Skeletal remains of Eocene Archaeoceti provide the only direct and unequivocal evidence of the evolutionary transition of whales from land to sea. Archaeocete skeletons complete enough to be informative about locomotion are rare (principally Rodhocetus and Dorudon), and these deserve to be studied in comparison to the full spectrum of semiaquatic mammals. A principal components analysis of 14 trunk and limb measurements for 50 species of living semiaquatic mammals reduces the observed variation to three informative axes. The first principal axis (PC-I) represents overall size (water mice and shrews have the lowest scores on this axis and the hippopotamus has the highest); the second axis (PC-II) represents a spectrum of aquatic adaptation (seals have the lowest scores and tapirs have the highest); and the third principal axis (PC-III) represents a spectrum ranging from hindlimb- to forelimb-dominated locomotion (sea otters have the lowest scores and the platypus the highest).

Dorudon fits poorly into a morphospace defined solely by living semiaquatic mammals; thus a second 53-species set was analyzed, adding an anthracothere to represent an artiodactyl ancestral morphology and two species of archaeocetes to represent successive stages of early whale evolution. This addition has little effect on the first two principal axes but changes the third substantially.

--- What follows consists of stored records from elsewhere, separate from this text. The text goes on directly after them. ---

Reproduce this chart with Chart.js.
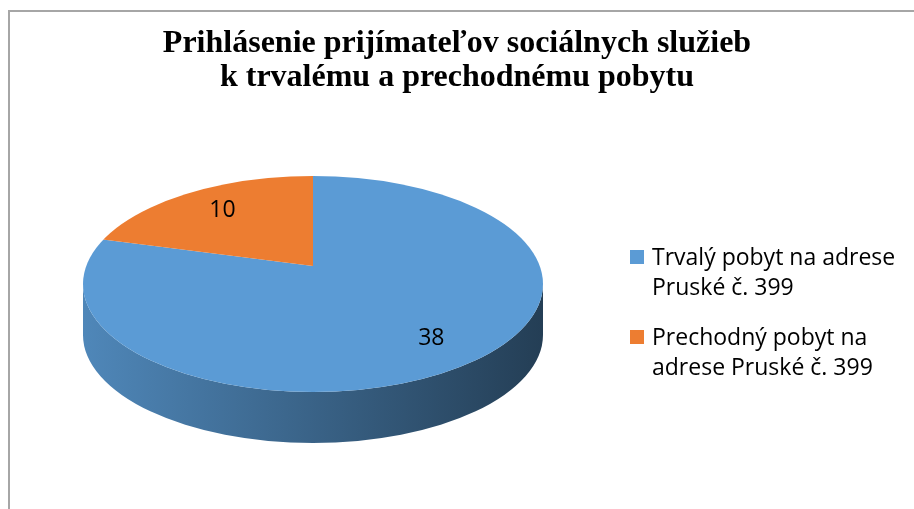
<!DOCTYPE html>
<html>
<head>
<meta charset="utf-8">
<script src="https://cdn.jsdelivr.net/npm/chart.js@4.4.1/dist/chart.umd.min.js"></script>
<style>
  html, body { margin: 0; padding: 0; background: #fff; }
  #wrap { width: 914px; height: 509px; }
</style>
</head>
<body>
<div id="wrap"><canvas id="chart" width="914" height="509"></canvas></div>
<script>
// data
const titleLines = ['Prihlásenie prijímateľov sociálnych služieb', 'k trvalému a prechodnému pobytu'];
const labels = [
  ['Trvalý pobyt na adrese', 'Pruské č. 399'],
  ['Prechodný pobyt na', 'adrese Pruské č. 399'],
];
const values = [38, 10];
const colors = ['#5b9bd5', '#ed7d31'];

// layout of the tilted pie (screen px); apexY fakes the perspective of the 3D view
const PIE = { x: 313, y: 284, rx: 230, ry: 108, depth: 51, apexY: 266, cover: 1.35, labelPos: 0.75 };
const LEGEND = { x: 630, y: 250, box: 14, textGap: 8, baseline: 15, lineH: 30, itemGap: 20 };
const TEXT_FONT = '"Open Sans", "Noto Sans", sans-serif';

function shade(hex, k) {
  const n = parseInt(hex.slice(1), 16);
  const r = Math.round(((n >> 16) & 255) * k);
  const g = Math.round(((n >> 8) & 255) * k);
  const b = Math.round((n & 255) * k);
  return `rgb(${r},${g},${b})`;
}

// point on the top face along a slice's middle angle, measured from the apex
function labelPoint(mid) {
  const u0 = 0, v0 = (PIE.apexY - PIE.y) / PIE.ry;
  const du = Math.cos(mid), dv = Math.sin(mid);
  const B = 2 * (u0 * du + v0 * dv);
  const C = u0 * u0 + v0 * v0 - 1;
  const t = (-B + Math.sqrt(B * B - 4 * C)) / 2;
  return {
    x: PIE.x + du * PIE.rx * t * PIE.labelPos,
    y: PIE.apexY + dv * PIE.ry * t * PIE.labelPos,
  };
}

const pie3d = {
  id: 'pie3d',
  beforeDraw(chart) {
    const ctx = chart.ctx;
    ctx.save();
    ctx.strokeStyle = '#a6a6a6';
    ctx.lineWidth = 2;
    ctx.strokeRect(9, 11, 930, 520);
    ctx.restore();
  },
  beforeDatasetsDraw(chart) {
    const ctx = chart.ctx;
    const meta = chart.getDatasetMeta(0);
    const a0 = meta.data[0];
    if (!a0) return;

    // side walls (front half only)
    meta.data.forEach((arc, i) => {
      const s = arc.startAngle, e = arc.endAngle;
      for (let k = -1; k <= 1; k++) {
        const a1 = Math.max(s, 2 * Math.PI * k);
        const a2 = Math.min(e, 2 * Math.PI * k + Math.PI);
        if (a2 <= a1) continue;
        const grad = ctx.createLinearGradient(PIE.x - PIE.rx, 0, PIE.x + PIE.rx, 0);
        grad.addColorStop(0, shade(colors[i], 0.87));
        grad.addColorStop(1, shade(colors[i], 0.4));
        ctx.beginPath();
        ctx.ellipse(PIE.x, PIE.y, PIE.rx, PIE.ry, 0, a1, a2, false);
        ctx.ellipse(PIE.x, PIE.y + PIE.depth, PIE.rx, PIE.ry, 0, a2, a1, true);
        ctx.closePath();
        ctx.fillStyle = grad;
        ctx.fill();
      }
    });

    // top face: oversized squashed pie centred on the apex, clipped to the rim ellipse
    const r = a0.outerRadius;
    ctx.save();
    ctx.beginPath();
    ctx.ellipse(PIE.x, PIE.y, PIE.rx, PIE.ry, 0, 0, 2 * Math.PI);
    ctx.clip();
    ctx.translate(PIE.x, PIE.apexY);
    ctx.scale(PIE.cover * PIE.rx / r, PIE.cover * PIE.ry / r);
    ctx.translate(-a0.x, -a0.y);
  },
  afterDatasetsDraw(chart) {
    const ctx = chart.ctx;
    ctx.restore();
    const meta = chart.getDatasetMeta(0);

    // data labels
    ctx.save();
    ctx.font = `23px ${TEXT_FONT}`;
    ctx.fillStyle = '#000';
    ctx.textAlign = 'center';
    ctx.textBaseline = 'middle';
    meta.data.forEach((arc, i) => {
      const p = labelPoint((arc.startAngle + arc.endAngle) / 2);
      ctx.fillText(String(values[i]), p.x, p.y);
    });

    // legend
    ctx.textAlign = 'left';
    ctx.textBaseline = 'alphabetic';
    let y = LEGEND.y;
    labels.forEach((lines, i) => {
      ctx.fillStyle = colors[i];
      ctx.fillRect(LEGEND.x, y, LEGEND.box, LEGEND.box);
      ctx.fillStyle = '#000';
      lines.forEach((t, j) => {
        ctx.fillText(t, LEGEND.x + LEGEND.box + LEGEND.textGap, y + LEGEND.baseline + j * LEGEND.lineH);
      });
      y += lines.length * LEGEND.lineH + LEGEND.itemGap;
    });
    ctx.restore();
  },
};

new Chart(document.getElementById('chart'), {
  type: 'pie',
  data: {
    labels: labels,
    datasets: [{
      data: values,
      backgroundColor: colors,
      borderWidth: 0,
      clip: false,
    }],
  },
  options: {
    responsive: false,
    animation: false,
    events: [],
    layout: { padding: 0 },
    plugins: {
      legend: { display: false },
      tooltip: { enabled: false },
      title: {
        display: true,
        text: titleLines,
        color: '#000',
        font: { family: '"Liberation Serif", "Times New Roman", serif', size: 32, weight: 'bold', lineHeight: 1.05 },
        padding: { top: 27, bottom: 10 },
      },
    },
  },
  plugins: [pie3d],
});
</script>
</body>
</html>
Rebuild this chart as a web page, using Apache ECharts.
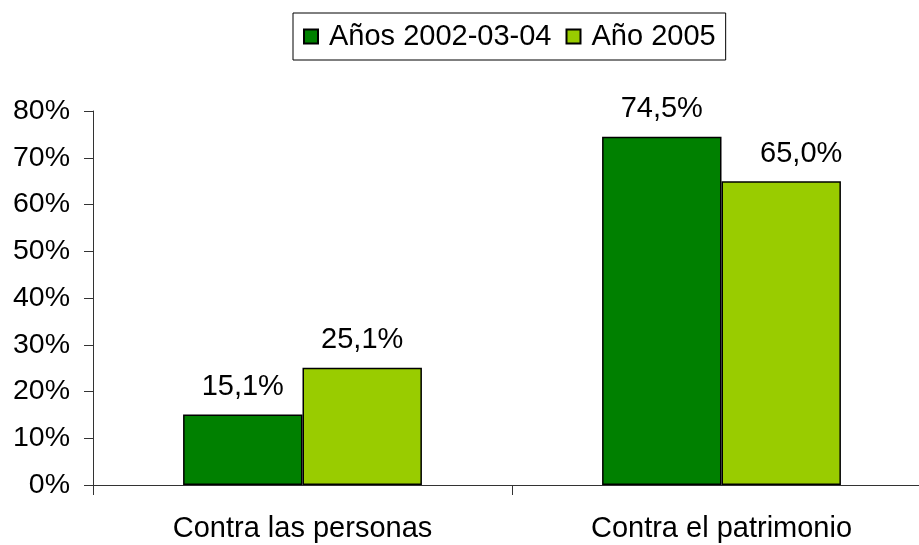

PC-III now represents a contrast of lumbus- (and presumably tail-) dominated versus hindlimb-dominated locomotion (Dorudon has the lowest score and Rodhocetus the highest, whereas the otter shrew has the lowest score among living mammals and the desman the highest). Mammals that are more aquatic have a shorter ilium and femur combined with longer manual and pedal phalanges, whereas the reverse is true for more terrestrial taxa. Lumbus- and tail-dominated swimmers tend to have a longer lumbus combined with shorter pedal elements, whereas the reverse is true for hindlimb-dominated swimmers. Trunk and limb proportions of early middle Eocene Rodhocetus are most similar to those of the living, highly aquatic, foot-powered desmans. Trunk and limb proportions of late middle Eocene Dorudon indicate that it was a lumbus-and-tail-powered swimmer specialized in the direction of modern whales. Thus it appears that the land-to-sea transition in whale evolution involved at least two distinct phases of locomotor specialization: (1) hindlimb domination for drag-based pelvic paddling in protocetids (Rodhocetus), with tail elongation for stability, followed by (2) lumbus domination for lift-based caudal undulation and oscillation in basilosaurids (Dorudon). Rates of evolution in both phases of this change of adaptive zone are about an order of magnitude higher than background rates for the timescale involved.